►
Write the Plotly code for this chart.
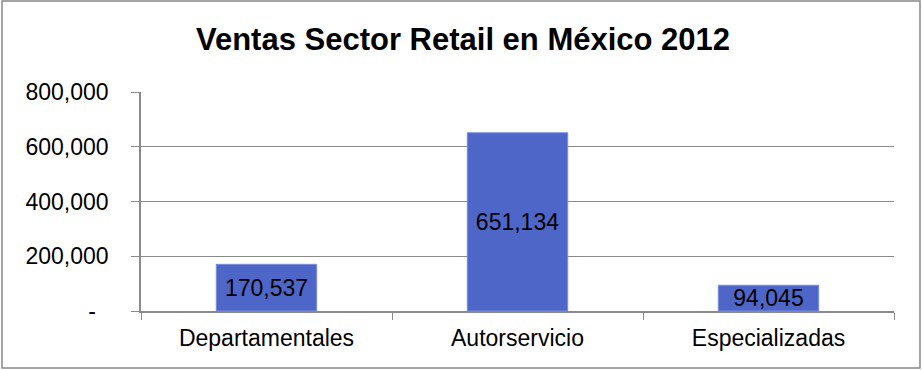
import plotly.graph_objects as go

categories = ["Departamentales", "Autorservicio", "Especializadas"]
ventas = [170537, 651134, 94045]
y_tickvals = [0, 200000, 400000, 600000, 800000]
y_ticktext = ["-\u00a0\u00a0", "200,000", "400,000", "600,000", "800,000"]
title_text = "Ventas Sector Retail en México 2012"

W, H = 923, 370
L, R, T, B = 141, 29, 92, 59

fig = go.Figure()
fig.add_trace(go.Bar(
    x=categories, y=ventas,
    text=[f"{v:,}" for v in ventas],
    textposition="inside", insidetextanchor="middle", constraintext="none",
    textfont=dict(family="Liberation Sans, Arial", size=23, color="#000000"),
    marker=dict(color="#4F66C9", line=dict(color="#7A8CDA", width=1)),
    width=0.4,
))

axis_color = "#8A8A8A"
fig.update_layout(
    width=W, height=H,
    margin=dict(l=L, r=R, t=T, b=B),
    paper_bgcolor="white", plot_bgcolor="white",
    showlegend=False,
    font=dict(family="Liberation Sans, Arial", size=23, color="#000000"),
    title=dict(text="<b>" + title_text + "</b>", xref="container", yref="container",
               x=463 / W, y=1 - 39 / H, xanchor="center", yanchor="middle",
               font=dict(family="Liberation Sans, Arial", size=31, color="#000000")),
    xaxis=dict(
        showline=True, linecolor=axis_color, linewidth=1.5,
        ticks="outside", tickson="boundaries", ticklen=7, tickcolor=axis_color,
        tickfont=dict(size=23), showgrid=False, ticklabelstandoff=6,
    ),
    yaxis=dict(
        range=[0, 800000], tickvals=y_tickvals, ticktext=y_ticktext,
        showline=True, linecolor=axis_color, linewidth=1.5,
        ticks="outside", ticklen=8, tickcolor=axis_color,
        showgrid=True, gridcolor=axis_color, gridwidth=1.2,
        tickfont=dict(size=23), ticklabelstandoff=18, zeroline=False,
    ),
    shapes=[dict(type="rect", xref="paper", yref="paper",
                 x0=(2 - L) / (W - L - R), x1=(920 - L) / (W - L - R),
                 y0=(H - 368 - B) / (H - T - B),
                 y1=(H - 1 - B) / (H - T - B),
                 line=dict(color="#888888", width=1.5))],
)

fig.write_html("out.html")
◄
**Set task**
Repeat the material verbatim. Do not carry over any picture.

**Correct answer**
Write the Plotly code for this chart.
import plotly.graph_objects as go

categories = ["Departamentales", "Autorservicio", "Especializadas"]
ventas = [170537, 651134, 94045]
y_tickvals = [0, 200000, 400000, 600000, 800000]
y_ticktext = ["-\u00a0\u00a0", "200,000", "400,000", "600,000", "800,000"]
title_text = "Ventas Sector Retail en México 2012"

W, H = 923, 370
L, R, T, B = 141, 29, 92, 59

fig = go.Figure()
fig.add_trace(go.Bar(
    x=categories, y=ventas,
    text=[f"{v:,}" for v in ventas],
    textposition="inside", insidetextanchor="middle", constraintext="none",
    textfont=dict(family="Liberation Sans, Arial", size=23, color="#000000"),
    marker=dict(color="#4F66C9", line=dict(color="#7A8CDA", width=1)),
    width=0.4,
))

axis_color = "#8A8A8A"
fig.update_layout(
    width=W, height=H,
    margin=dict(l=L, r=R, t=T, b=B),
    paper_bgcolor="white", plot_bgcolor="white",
    showlegend=False,
    font=dict(family="Liberation Sans, Arial", size=23, color="#000000"),
    title=dict(text="<b>" + title_text + "</b>", xref="container", yref="container",
               x=463 / W, y=1 - 39 / H, xanchor="center", yanchor="middle",
               font=dict(family="Liberation Sans, Arial", size=31, color="#000000")),
    xaxis=dict(
        showline=True, linecolor=axis_color, linewidth=1.5,
        ticks="outside", tickson="boundaries", ticklen=7, tickcolor=axis_color,
        tickfont=dict(size=23), showgrid=False, ticklabelstandoff=6,
    ),
    yaxis=dict(
        range=[0, 800000], tickvals=y_tickvals, ticktext=y_ticktext,
        showline=True, linecolor=axis_color, linewidth=1.5,
        ticks="outside", ticklen=8, tickcolor=axis_color,
        showgrid=True, gridcolor=axis_color, gridwidth=1.2,
        tickfont=dict(size=23), ticklabelstandoff=18, zeroline=False,
    ),
    shapes=[dict(type="rect", xref="paper", yref="paper",
                 x0=(2 - L) / (W - L - R), x1=(920 - L) / (W - L - R),
                 y0=(H - 368 - B) / (H - T - B),
                 y1=(H - 1 - B) / (H - T - B),
                 line=dict(color="#888888", width=1.5))],
)

fig.write_html("out.html")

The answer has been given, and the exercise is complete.